中国のICPライセンスとは一体何?取得せずに中国市場に参入は可能?

中国ではインターネットに対して厳格な規制が存在します。特に中国国内でウェブサイトを開設する際には「ICPライセンス(Internet Content Provider)」という許可が必要となります。

当記事では、中国でウェブサイトを開設するうえで必要不可欠なICPライセンスについて、種類やICPライセンスが必要となるケース、さらには日本企業が中国でウェブマーケティングを行う場合に取るべき戦略について解説します。

1. ICPライセンスとは?

ICPライセンスとは、中国国内でウェブサイトを開設する際に必要となる許可証です。中国国内のサーバーにウェブサイトをホスティングする場合はICPライセンスが絶対に必要となり、未取得での運営は違法となります。

ICPライセンスには2種類あり、ウェブサイトの目的が「営利」か「非営利」かで取得難易度は大きく変わってきます。企業の公式サイトや商品やサービスの紹介など、決済が伴わないサイトは「非営利」とみなされ、容易に「登録」することが可能です。
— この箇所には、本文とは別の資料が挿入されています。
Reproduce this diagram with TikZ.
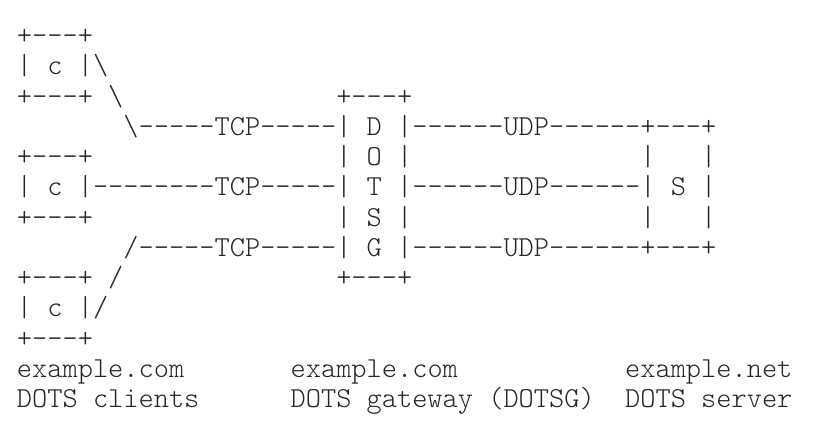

一方、ECサイトやSaaSなどの「決済が伴う」ウェブサイトやサービスは「営利」目的とみなされ、 「商用」のICPライセンスの「取得」が必要となります。商用ICPライセンス(経営性ICPライセンスと呼ばれます)は審査制となっており、取得のハードルは非常に高くなっています。

2. ICPライセンスが必要となるケースは

ICPライセンスが必要となるのは、基本的に「中国国内のサーバーにホスティングし、ウェブサイトを公開したり、サービスを提供する場合」であり、たとえ中国向けのコンテンツを公開していたとしても、サーバーが日本国内にある場合はICPライセンスは不要です。また、香港のサーバーにホスティングしている場合もICPライセンスは不要となります。

3. ICPライセンスを取得しない場合の代替案は

ICPライセンスの有無はサイトの表示速度に影響を及ぼすと言われています。中国は「グレート・ファイアウォール」と呼ばれるシステムで検閲を行っており、その関係で中国国内外でインターネットのアクセス速度に差が生じるとされています。

アクセス速度の差はユーザーエクスペリエンスに直結する要素であり、ICPライセンスを取得できるのであれば、取得した方が有利なのは間違いありません。では、日本企業はICPライセンスがないと中国向けのウェブマーケティングは展開できないのでしょうか?

答えは「ICPライセンスがなくても、中国向けの事業は展開可能」です。たとえば中国向けにモノを売りたいというのであれば「Tmall」をはじめとする中国の通販サイトに出店すれば済む話であり、プロモーションを行うのであればSNSマーケティングを活用すれば済む話です。また、中国向けに広告を出稿すれば、ICPライセンスがなくてもウェブサイトに集客することも可能です。

中国に法人がない日本の中小企業にとっては、中国の既存プラットフォームを上手に活用すれば、ICPライセンスを登録・取得しなくとも低リスクで市場に参入することが可能です。